The UAE entered 2026 on a trajectory that confounds the simplistic "oil state" narrative that international commentators still occasionally reach for. Non-oil sectors now account for over 70% of GDP. Technology, financial services, logistics, tourism, and manufacturing have emerged as the primary growth engines. The economy is no longer diversifying — it has diversified.

GDP and the Diversification Story

The IMF's latest projections place the UAE among the fastest-growing advanced economies in the MENA region, with non-oil GDP growth outpacing hydrocarbon revenues for the fifth consecutive year. Dubai's service economy — anchored by tourism, real estate, financial intermediation, and trade — continues to expand. Abu Dhabi's sovereign investment platforms — ADIA, Mubadala, and ADQ — are deploying capital internationally at an accelerating pace, generating returns that flow back into the domestic economy through infrastructure, technology, and human capital investment.

The introduction of corporate tax, rather than dampening business formation, appears to have been absorbed without significant disruption to the growth trajectory. FDI inflows have continued to increase, suggesting that international investors view the tax — at 9% with generous free zone exemptions — as a reasonable cost of operating within an increasingly sophisticated and well-regulated jurisdiction.

Stock market trading data and charts
Key economic indicators point to sustained expansion in the UAE's non-oil private sector through 2026.

Private Sector Vitality

The S&P Global UAE Purchasing Managers' Index (PMI) has remained in expansionary territory for over two years, with new business volumes, employment, and output all trending positively. New company registrations continue to grow across free zones and mainland jurisdictions, with particularly strong activity in technology, professional services, and e-commerce.
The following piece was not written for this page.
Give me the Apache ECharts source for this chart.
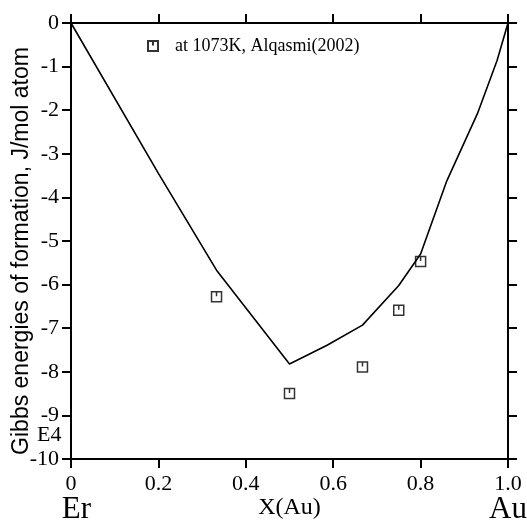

Employment growth has been positive across most professional sectors, though the market has become more competitive for talent. The expansion of Golden Visa categories, green visas, and freelance permits has created a more fluid labour market in which employees — particularly those with independent residency status — have greater mobility and negotiating power than in previous cycles.

The UAE is no longer diversifying. It has diversified. The question for businesses is no longer "will the economy transition?" but "how do I position to benefit from the transition that has already occurred?"

Implications for Corporate Planning

For businesses considering UAE entry or expansion, the macroeconomic fundamentals support medium-term confidence. But the environment has also become more demanding. The regulatory infrastructure — corporate tax, economic substance requirements, AML compliance, transfer pricing documentation — means that the cost of poor planning has increased as substantially as the opportunity.

The UAE rewards well-structured operations managed with regulatory discipline. It penalises ad hoc approaches, undocumented structures, and compliance afterthoughts more severely than it once did. This is, on balance, a positive development — it raises the quality of the business environment and protects serious operators from being undercut by those who treat regulatory obligations as optional.